A file is a collection of related information that is recorded on secondary storage. Or file is a collection of logically related entities. From user’s perspective a file is the smallest allotment of logical secondary storage.
|File type||Usual extension||Function|
|Executable||exe, com, bin||Read to run machine language program|
|Object||obj, o||Compiled, machine language not linked|
|Source Code||C, java, pas, asm, a||Source code in various languages|
|Batch||bat, sh||Commands to the command interpreter|
|Text||txt, doc||Textual data, documents|
|Word Processor||wp, tex, rrf, doc||Various word processor formats|
|Archive||arc, zip, tar||Related files grouped into one compressed file|
|Multimedia||mpeg, mov, rm||For containing audio/video information|
Collection of files is a file directory. The directory contains information about the files, including attributes, location and ownership. Much of this information, especially that is concerned with storage, is managed by the operating system. The directory is itself a file, accessible by various file management routines.
Information contained in a device directory are:
- Current length
- Maximum length
- Date last accessed
- Date last updated
- Owner id
- Protection information
Operation performed on directory are:
- Search for a file
- Create a file
- Delete a file
- List a directory
- Rename a file
- Traverse the file system
Advantages of maintaining directories are:
- Efficiency: A file can be located more quickly.
- Naming: It becomes convenient for users as two users can have same name for different files or may have different name for same file.
- Grouping: Logical grouping of files can be done by properties e.g. all java programs, all games etc.
In this a single directory is maintained for all the users.
- Naming problem: Users cannot have same name for two files.
- Grouping problem: Users cannot group files according to their need.
- Path name:Due to two levels there is a path name for every file to locate that file.
- Now,we can have same file name for different user.
- Searching is efficient in this method.
TREE-STRUCTURED DIRECTORY :
Directory is maintained in the form of a tree. Searching is efficient and also there is grouping capability. We have absolute or relative path name for a file.
FILE ALLOCATION METHODS
1. Continuous Allocation: A single continuous set of blocks is allocated to a file at the time of file creation. Thus, this is a pre-allocation strategy, using variable size portions. The file allocation table needs just a single entry for each file, showing the starting block and the length of the file. This method is best from the point of view of the individual sequential file. Multiple blocks can be read in at a time to improve I/O performance for sequential processing. It is also easy to retrieve a single block. For example, if a file starts at block b, and the ith block of the file is wanted, its location on secondary storage is simply b+i-1.
- External fragmentation will occur, making it difficult to find contiguous blocks of space of sufficient length. Compaction algorithm will be necessary to free up additional space on disk.
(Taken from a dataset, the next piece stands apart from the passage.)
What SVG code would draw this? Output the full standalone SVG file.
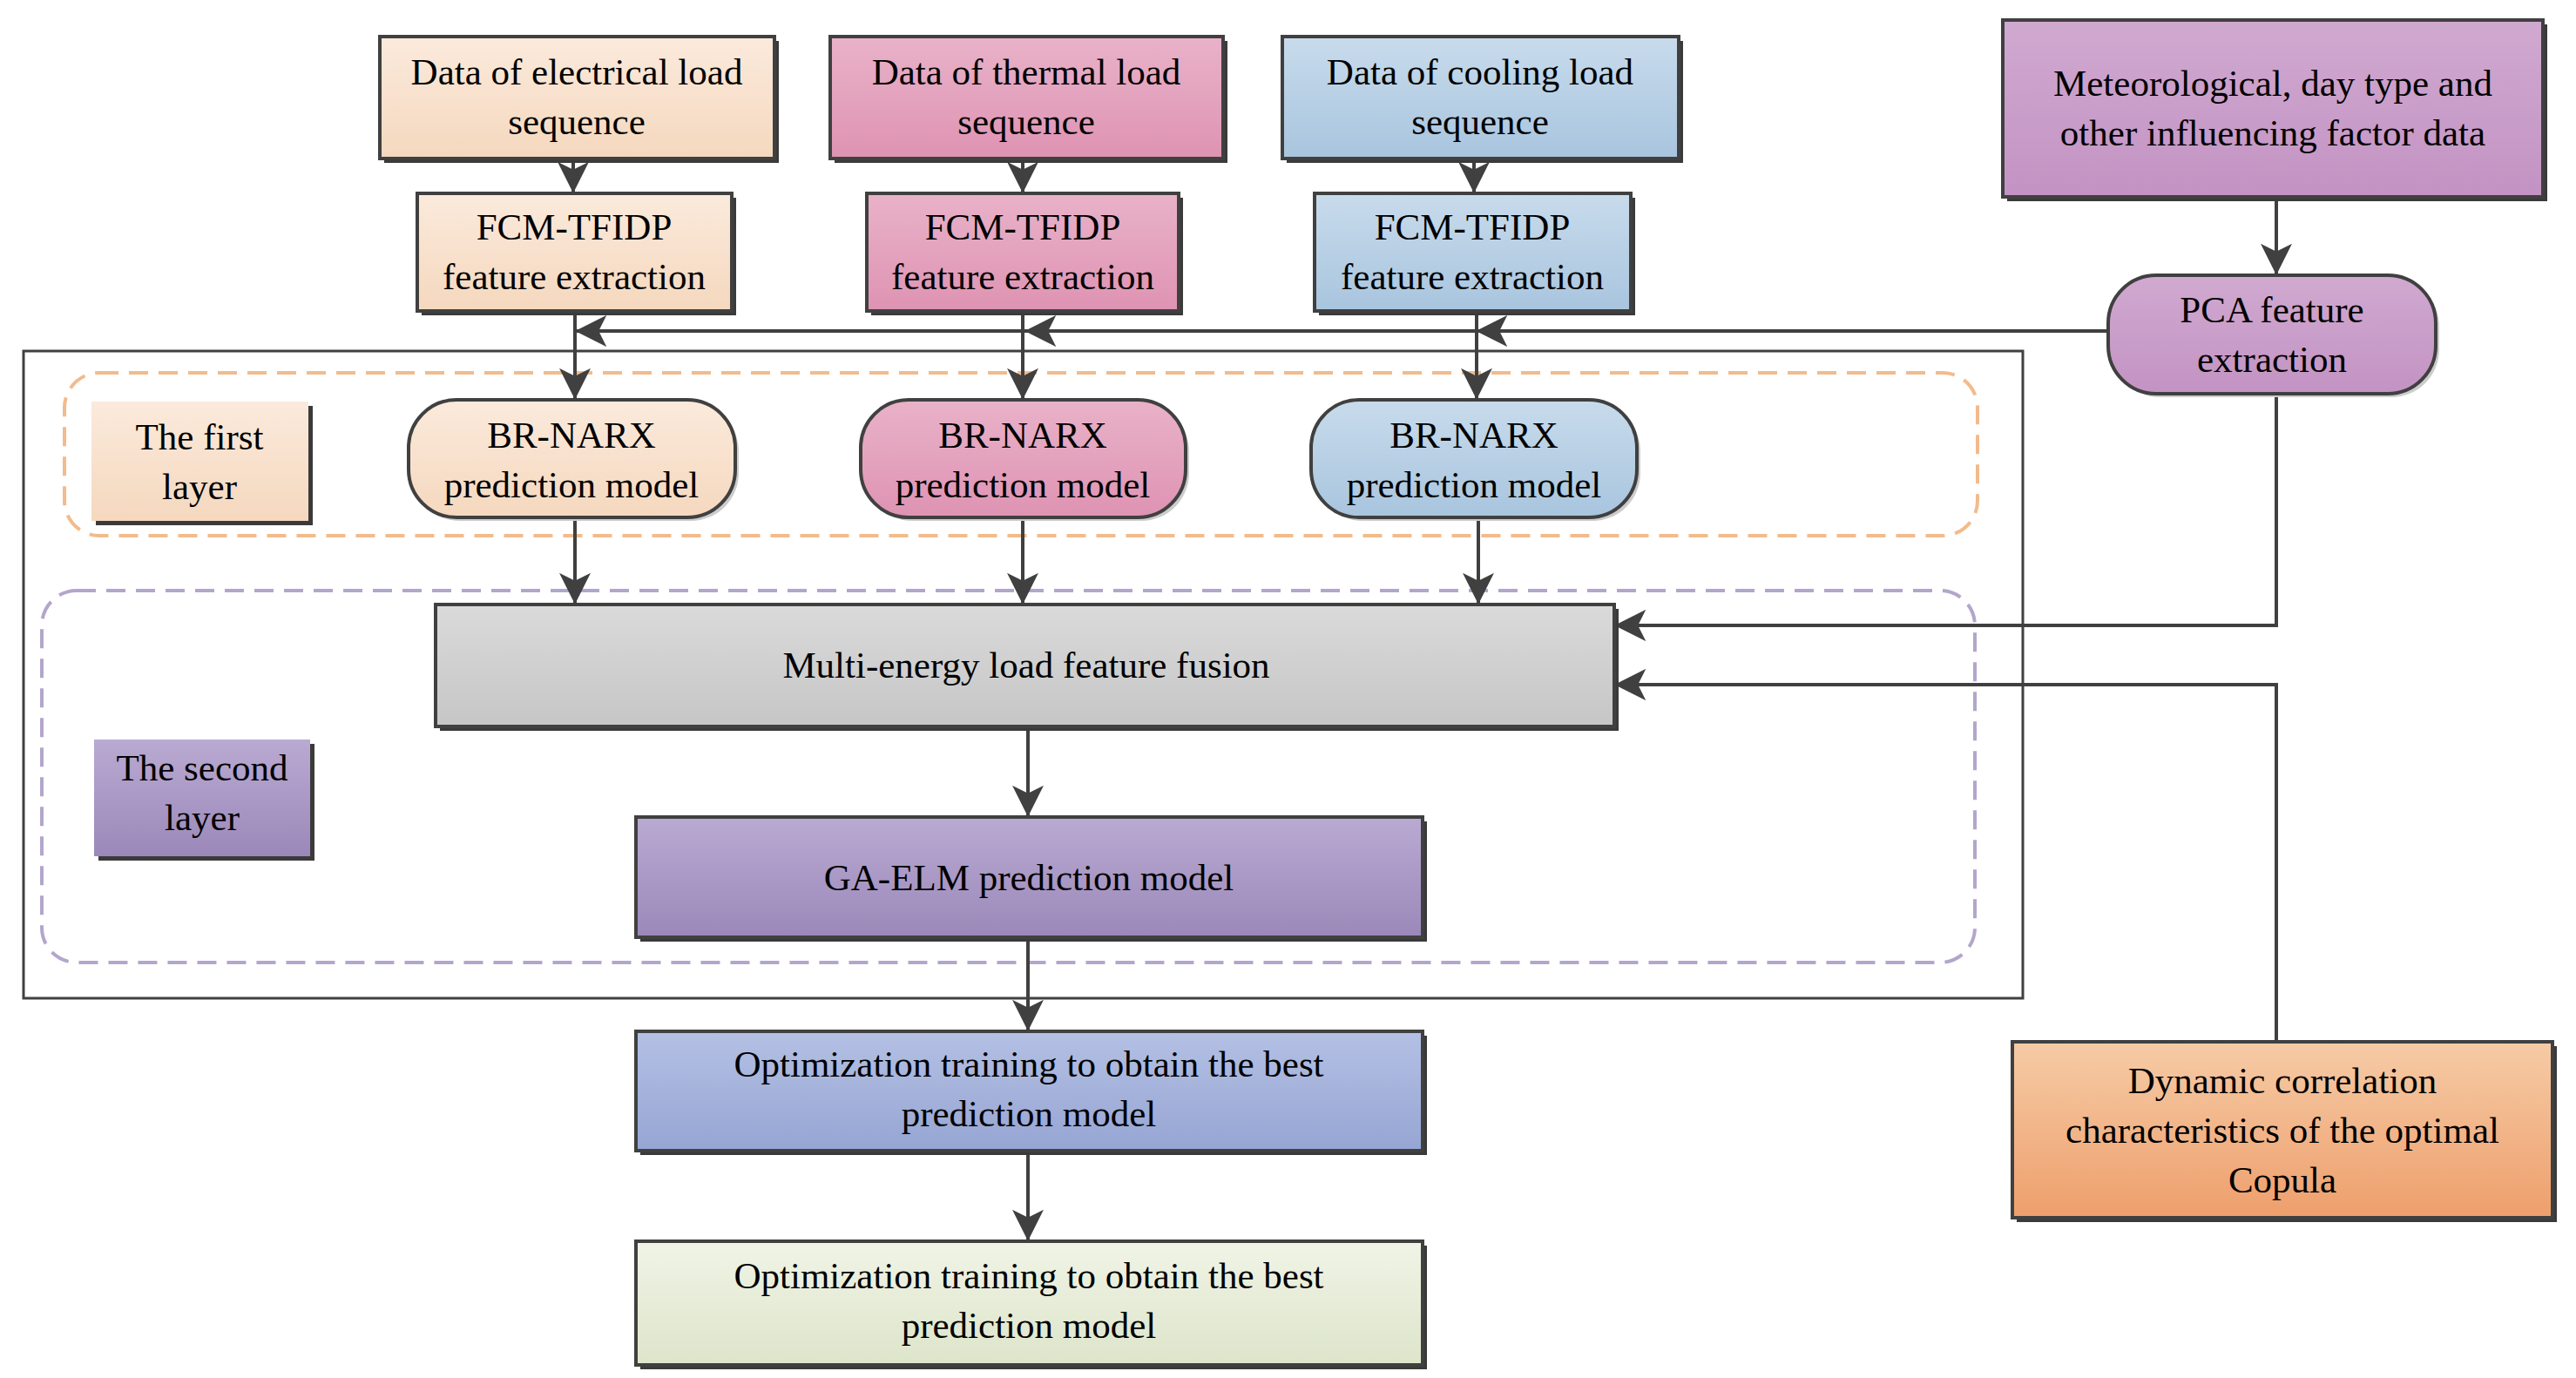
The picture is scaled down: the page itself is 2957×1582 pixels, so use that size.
<svg xmlns="http://www.w3.org/2000/svg" width="2957" height="1582" viewBox="0 0 2957 1582">
<style>
.b{stroke:#404040;stroke-width:4}
.sh{fill:#3a3a3a}
.t{font-family:"Liberation Serif","Times New Roman",serif;font-size:43px;fill:#000;text-anchor:middle}
.c{fill:none;stroke:#404040;stroke-width:4}
</style>
<defs>
<marker id="a" viewBox="0 0 20 20" refX="19" refY="10" markerWidth="9" markerHeight="9" markerUnits="strokeWidth" orient="auto"><path d="M0,0 L20,10 L0,20 L5,10 Z" fill="#404040"/></marker>
<linearGradient id="ge" x1="0" y1="0" x2="0" y2="1"><stop offset="0" stop-color="#fbeadc"/><stop offset="1" stop-color="#f5d8be"/></linearGradient>
<linearGradient id="gt" x1="0" y1="0" x2="0" y2="1"><stop offset="0" stop-color="#e9b2c9"/><stop offset="1" stop-color="#de93b2"/></linearGradient>
<linearGradient id="gc" x1="0" y1="0" x2="0" y2="1"><stop offset="0" stop-color="#c8dbec"/><stop offset="1" stop-color="#a8c5de"/></linearGradient>
<linearGradient id="gm" x1="0" y1="0" x2="0" y2="1"><stop offset="0" stop-color="#d0a9d0"/><stop offset="1" stop-color="#c393c3"/></linearGradient>
<linearGradient id="gg" x1="0" y1="0" x2="0" y2="1"><stop offset="0" stop-color="#dadada"/><stop offset="1" stop-color="#c6c6c6"/></linearGradient>
<linearGradient id="gp" x1="0" y1="0" x2="0" y2="1"><stop offset="0" stop-color="#b9aad2"/><stop offset="1" stop-color="#9b88b9"/></linearGradient>
<linearGradient id="go" x1="0" y1="0" x2="0" y2="1"><stop offset="0" stop-color="#b4c0e4"/><stop offset="1" stop-color="#96a5d3"/></linearGradient>
<linearGradient id="gv" x1="0" y1="0" x2="0" y2="1"><stop offset="0" stop-color="#f0f4e6"/><stop offset="1" stop-color="#dde5ca"/></linearGradient>
<linearGradient id="gk" x1="0" y1="0" x2="0" y2="1"><stop offset="0" stop-color="#f6cba6"/><stop offset="1" stop-color="#ee9f6c"/></linearGradient>
</defs>
<rect width="2957" height="1582" fill="#fff"/>
<g id="containers">
<rect x="27" y="403" width="2295" height="743" fill="none" stroke="#404040" stroke-width="3"/>
<rect x="74" y="428" width="2196" height="187" rx="40" fill="none" stroke="#f2bb8c" stroke-width="4" stroke-dasharray="22,12"/>
<rect x="48" y="678" width="2219" height="427" rx="40" fill="none" stroke="#b3a6cc" stroke-width="4" stroke-dasharray="22,12"/>
</g>
<g id="connectors">
<path class="c" d="M658,182 V220" marker-end="url(#a)"/>
<path class="c" d="M1174,182 V220" marker-end="url(#a)"/>
<path class="c" d="M1692,182 V220" marker-end="url(#a)"/>
<path class="c" d="M2613,226 V314" marker-end="url(#a)"/>
<path class="c" d="M2420,380 H662" marker-end="url(#a)"/>
<path class="c" d="M1400,380 H1178" marker-end="url(#a)"/>
<path class="c" d="M2000,380 H1696" marker-end="url(#a)"/>
<path class="c" d="M660,357 V457" marker-end="url(#a)"/>
<path class="c" d="M1174,357 V457" marker-end="url(#a)"/>
<path class="c" d="M1695,357 V457" marker-end="url(#a)"/>
<path class="c" d="M660,594 V692" marker-end="url(#a)"/>
<path class="c" d="M1174,594 V692" marker-end="url(#a)"/>
<path class="c" d="M1697,594 V692" marker-end="url(#a)"/>
<path class="c" d="M2613,452 V718 H1855" marker-end="url(#a)"/>
<path class="c" d="M2613,1196 V786 H1855" marker-end="url(#a)"/>
<path class="c" d="M1180,834 V936" marker-end="url(#a)"/>
<path class="c" d="M1180,1076 V1182" marker-end="url(#a)"/>
<path class="c" d="M1180,1321 V1423" marker-end="url(#a)"/>
</g>
<g id="n-elec-data"><rect class="sh" x="441" y="47" width="453" height="140"/><rect class="b" x="436" y="42" width="453" height="140" fill="url(#ge)"/><text class="t" x="662" y="97">Data of electrical load</text><text class="t" x="662" y="154">sequence</text></g>
<g id="n-therm-data"><rect class="sh" x="958" y="47" width="451" height="140"/><rect class="b" x="953" y="42" width="451" height="140" fill="url(#gt)"/><text class="t" x="1178" y="97">Data of thermal load</text><text class="t" x="1178" y="154">sequence</text></g>
<g id="n-cool-data"><rect class="sh" x="1477" y="47" width="455" height="140"/><rect class="b" x="1472" y="42" width="455" height="140" fill="url(#gc)"/><text class="t" x="1699" y="97">Data of cooling load</text><text class="t" x="1699" y="154">sequence</text></g>
<g id="n-meteo"><rect class="sh" x="2304" y="28" width="620" height="203"/><rect class="b" x="2299" y="23" width="620" height="203" fill="url(#gm)"/><text class="t" x="2609" y="110">Meteorological, day type and</text><text class="t" x="2609" y="167">other influencing factor data</text></g>
<g id="n-fcm-e"><rect class="sh" x="484" y="227" width="361" height="135"/><rect class="b" x="479" y="222" width="361" height="135" fill="url(#ge)"/><text class="t" x="659" y="275">FCM-TFIDP</text><text class="t" x="659" y="332">feature extraction</text></g>
<g id="n-fcm-t"><rect class="sh" x="1000" y="227" width="358" height="135"/><rect class="b" x="995" y="222" width="358" height="135" fill="url(#gt)"/><text class="t" x="1174" y="275">FCM-TFIDP</text><text class="t" x="1174" y="332">feature extraction</text></g>
<g id="n-fcm-c"><rect class="sh" x="1514" y="227" width="363" height="135"/><rect class="b" x="1509" y="222" width="363" height="135" fill="url(#gc)"/><text class="t" x="1690" y="275">FCM-TFIDP</text><text class="t" x="1690" y="332">feature extraction</text></g>
<g id="n-pca"><rect x="2424" y="320" width="376" height="136" rx="55" fill="#ccc"/><rect class="b" x="2420" y="316" width="376" height="136" rx="55" fill="url(#gm)"/><text class="t" x="2608" y="370">PCA feature</text><text class="t" x="2608" y="427">extraction</text></g>
<g id="n-layer1"><rect class="sh" x="110" y="466" width="249" height="137"/><rect x="105" y="461" width="249" height="137" fill="url(#ge)"/><text class="t" x="229" y="516">The first</text><text class="t" x="229" y="573">layer</text></g>
<g id="n-br-e"><rect x="473" y="463" width="375" height="135" rx="55" fill="#ccc"/><rect class="b" x="469" y="459" width="375" height="135" rx="55" fill="url(#ge)"/><text class="t" x="656" y="514">BR-NARX</text><text class="t" x="656" y="571">prediction model</text></g>
<g id="n-br-t"><rect x="992" y="463" width="373" height="135" rx="55" fill="#ccc"/><rect class="b" x="988" y="459" width="373" height="135" rx="55" fill="url(#gt)"/><text class="t" x="1174" y="514">BR-NARX</text><text class="t" x="1174" y="571">prediction model</text></g>
<g id="n-br-c"><rect x="1509" y="463" width="374" height="135" rx="55" fill="#ccc"/><rect class="b" x="1505" y="459" width="374" height="135" rx="55" fill="url(#gc)"/><text class="t" x="1692" y="514">BR-NARX</text><text class="t" x="1692" y="571">prediction model</text></g>
<g id="n-fusion"><rect class="sh" x="505" y="699" width="1353" height="140"/><rect class="b" x="500" y="694" width="1353" height="140" fill="url(#gg)"/><text class="t" x="1178" y="778">Multi-energy load feature fusion</text></g>
<g id="n-layer2"><rect class="sh" x="113" y="854" width="248" height="134"/><rect x="108" y="849" width="248" height="134" fill="url(#gp)"/><text class="t" x="232" y="896">The second</text><text class="t" x="232" y="953">layer</text></g>
<g id="n-gaelm"><rect class="sh" x="735" y="943" width="903" height="138"/><rect class="b" x="730" y="938" width="903" height="138" fill="url(#gp)"/><text class="t" x="1181" y="1022">GA-ELM prediction model</text></g>
<g id="n-opt1"><rect class="sh" x="735" y="1189" width="903" height="137"/><rect class="b" x="730" y="1184" width="903" height="137" fill="url(#go)"/><text class="t" x="1181" y="1236">Optimization training to obtain the best</text><text class="t" x="1181" y="1293">prediction model</text></g>
<g id="n-opt2"><rect class="sh" x="735" y="1430" width="903" height="142"/><rect class="b" x="730" y="1425" width="903" height="142" fill="url(#gv)"/><text class="t" x="1181" y="1479">Optimization training to obtain the best</text><text class="t" x="1181" y="1536">prediction model</text></g>
<g id="n-copula"><rect class="sh" x="2315" y="1201" width="620" height="202"/><rect class="b" x="2310" y="1196" width="620" height="202" fill="url(#gk)"/><text class="t" x="2620" y="1255">Dynamic correlation</text><text class="t" x="2620" y="1312">characteristics of the optimal</text><text class="t" x="2620" y="1369">Copula</text></g>
</svg>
- Also, with pre-allocation, it is necessary to declare the size of the file at the time of creation.
2. Linked Allocation(Non-contiguous allocation) : Allocation is on an individual block basis. Each block contains a pointer to the next block in the chain. Again the file table needs just a single entry for each file, showing the starting block and the length of the file. Although pre-allocation is possible, it is more common simply to allocate blocks as needed. Any free block can be added to the chain. The blocks need not be continuous. Increase in file size is always possible if free disk block is available. There is no external fragmentation because only one block at a time is needed but there can be internal fragmentation but it exists only in the last disk block of file.
- Internal fragmentation exists in last disk block of file.
- There is an overhead of maintaining the pointer in every disk block.
- If the pointer of any disk block is lost, the file will be truncated.
- It supports only the sequencial access of files.
3. Indexed Allocation:
It addresses many of the problems of contiguous and chained allocation. In this case, the file allocation table contains a separate one-level index for each file: The index has one entry for each block allocated to the file. Allocation may be on the basis of fixed-size blocks or variable-sized blocks. Allocation by blocks eliminates external fragmentation, whereas allocation by variable-size blocks improves locality. This allocation technique supports both sequential and direct access to the file and thus is the most popular form of file allocation.
Disk Free Space Management
Just as the space that is allocated to files must be managed ,so the space that is not currently allocated to any file must be managed. To perform any of the file allocation techniques,it is necessary to know what blocks on the disk are available. Thus we need a disk allocation table in addition to a file allocation table.The following are the approaches used for free space management.
- Bit Tables : This method uses a vector containing one bit for each block on the disk. Each entry for a 0 corresponds to a free block and each 1 corresponds to a block in use.
For example: 00011010111100110001
In this vector every bit correspond to a particular block and 0 implies that, that particular block is free and 1 implies that the block is already occupied. A bit table has the advantage that it is relatively easy to find one or a contiguous group of free blocks. Thus, a bit table works well with any of the file allocation methods. Another advantage is that it is as small as possible.
- Free Block List : In this method, each block is assigned a number sequentially and the list of the numbers of all free blocks is maintained in a reserved block of the disk.